El santo, siendo joven sacerdote, vio, escuchó, supo captar la realidad social de su tiempo y ponerse manos a la obra para tratar de paliar los efectos desastrosos de la incipiente pre-revolución industrial y del masivo éxodo joven del campo a la ciudad que estaban dejando en la cuneta, como sucede siempre, a los más desprotegidos: niños huérfanos y abandonados, adolescentes migrantes en busca de fortuna, jóvenes excluidos de la realidad social que emergía imparable al paso del nuevo orden económico.
En la Turín de la segunda mitad del siglo diecinueve, Don Bosco se dio cuenta de que no bastaba partir el pan de la solidaridad con los más necesitados, sino que era necesario hacer palanca sobre los rígidos cánones pre-industriales y la nueva economía burguesa para propiciar un cambio social. Se trataba, como solía decir, de hacer realidad una máxima revolucionaria: dar más a los que menos tienen y ofrecerles nuevas oportunidades. En la defensa de los menores y de los jóvenes trabajadores, Don Bosco se adelantó un siglo. Mucho antes de que el mundo civilizado proclamara solemnemente la declaración universal de los derechos humanos en 1948, en un barrio periférico de Turín un cura marginal abría una brecha en el sistema, cuestionaba el orden establecido y sacudía la conciencia de la sociedad acomodada.

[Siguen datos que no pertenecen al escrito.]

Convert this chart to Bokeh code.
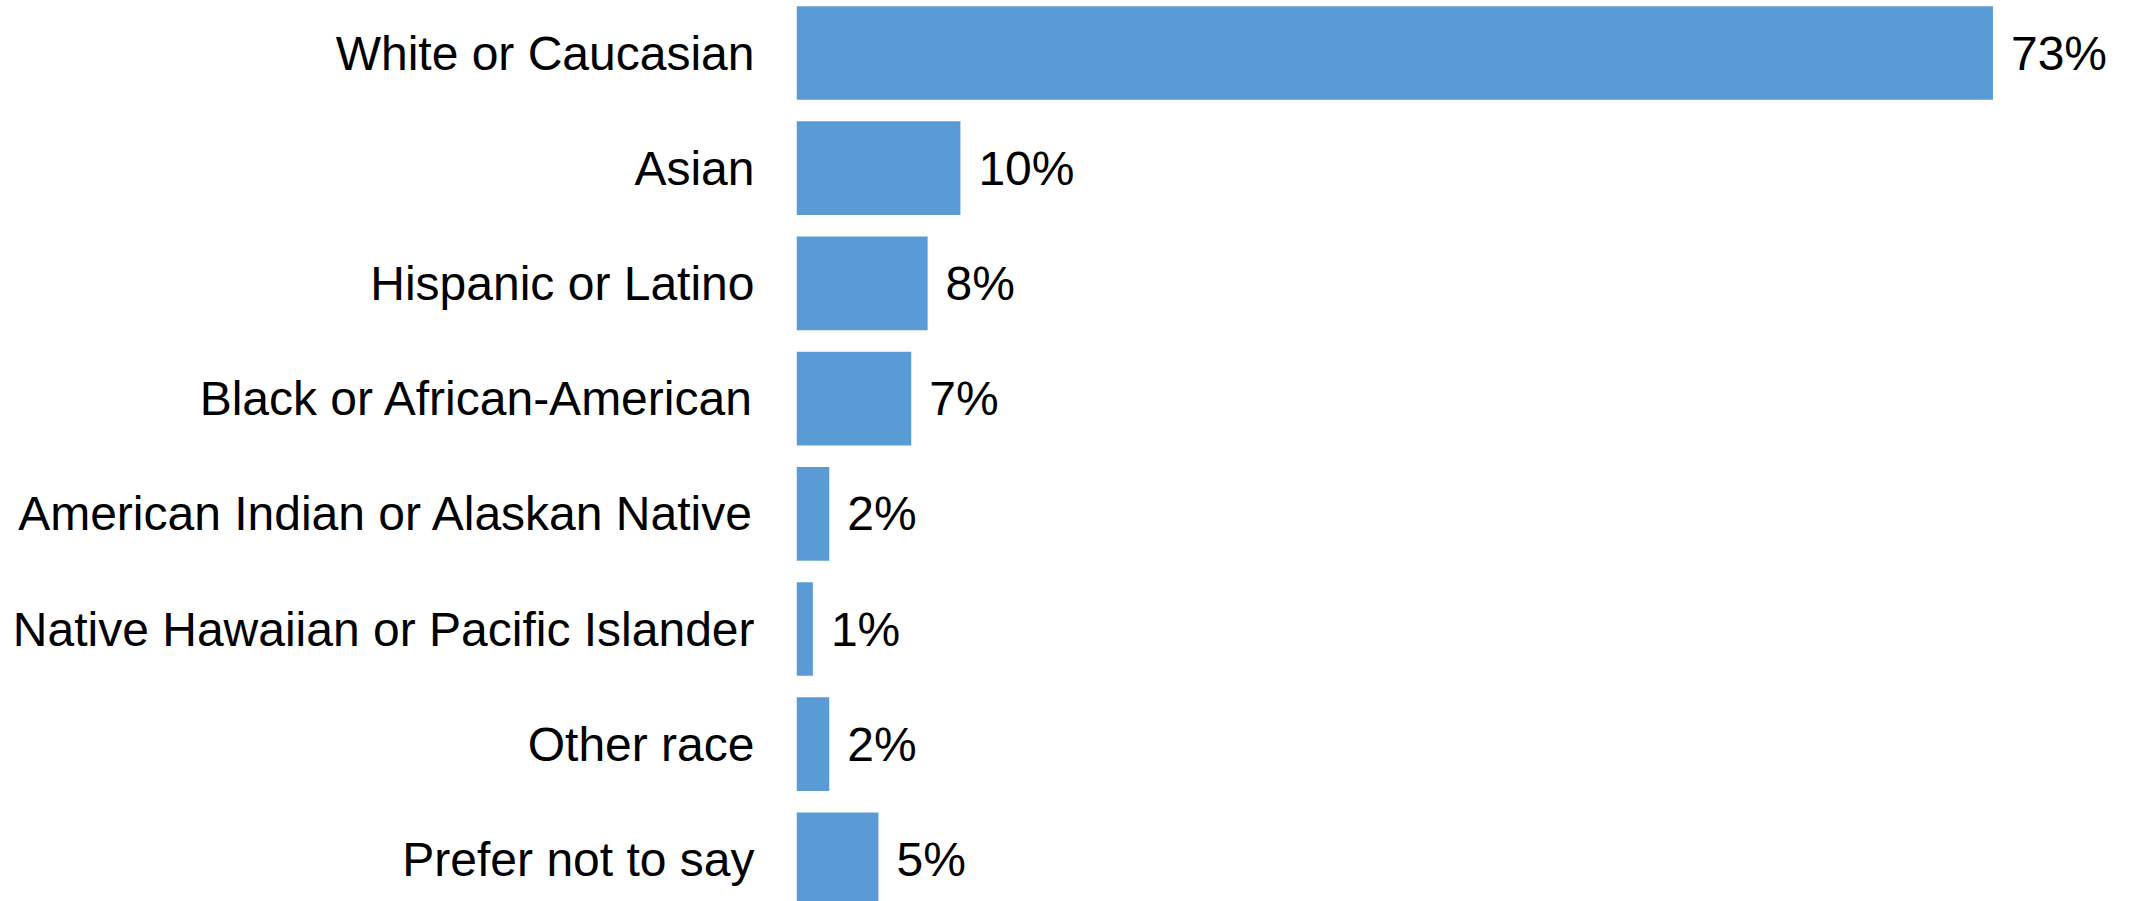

La “obra de los Oratorios”, como él llamaba a su proyecto, quiso hacer protagonistas a los jóvenes de su propio futuro, implicarlos en su desarrollo y en el cambio social en medio de un mundo neoliberal que nunca presta suficiente atención a los más vulnerables. Sus resultados fueron más que notables en el campo de la educación, la capacitación y la inserción social: mejoró las condiciones laborales de sus chicos, protegió al obrero frente a patronos sin escrúpulos, redactó los primeros contratos de trabajo asegurando derechos, se puso a la vanguardia de la formación profesional y, lo más importante, devolvió dignidad y futuro a miles de jóvenes. Su proyecto educativo-evangelizador les ayudó a descubrir cuánto los quería Dios.
Fue la otra revolución ajena a las grandes vanguardias culturales, filosóficas y económicas que bullían en los países más desarrollados de Europa. En una modernidad extenuada, Don Bosco impulsó un cambio social y vislumbró otra realidad que se empeñó en hacer emerger con todos los recursos a su alcance: la de un mundo diferente, con más oportunidades para todos, en el que nadie es excluido ni condenado a comer solo las migajas que caen de la mesa del señor. En momentos de crisis, la fuerza utópica y la tenacidad de aquel joven sacerdote turinés son un estímulo para creer que otra realidad es posible aún en tiempos inclementes, como los nuestros, de cambio de paradigma, de pocas certidumbres y de futuro incierto.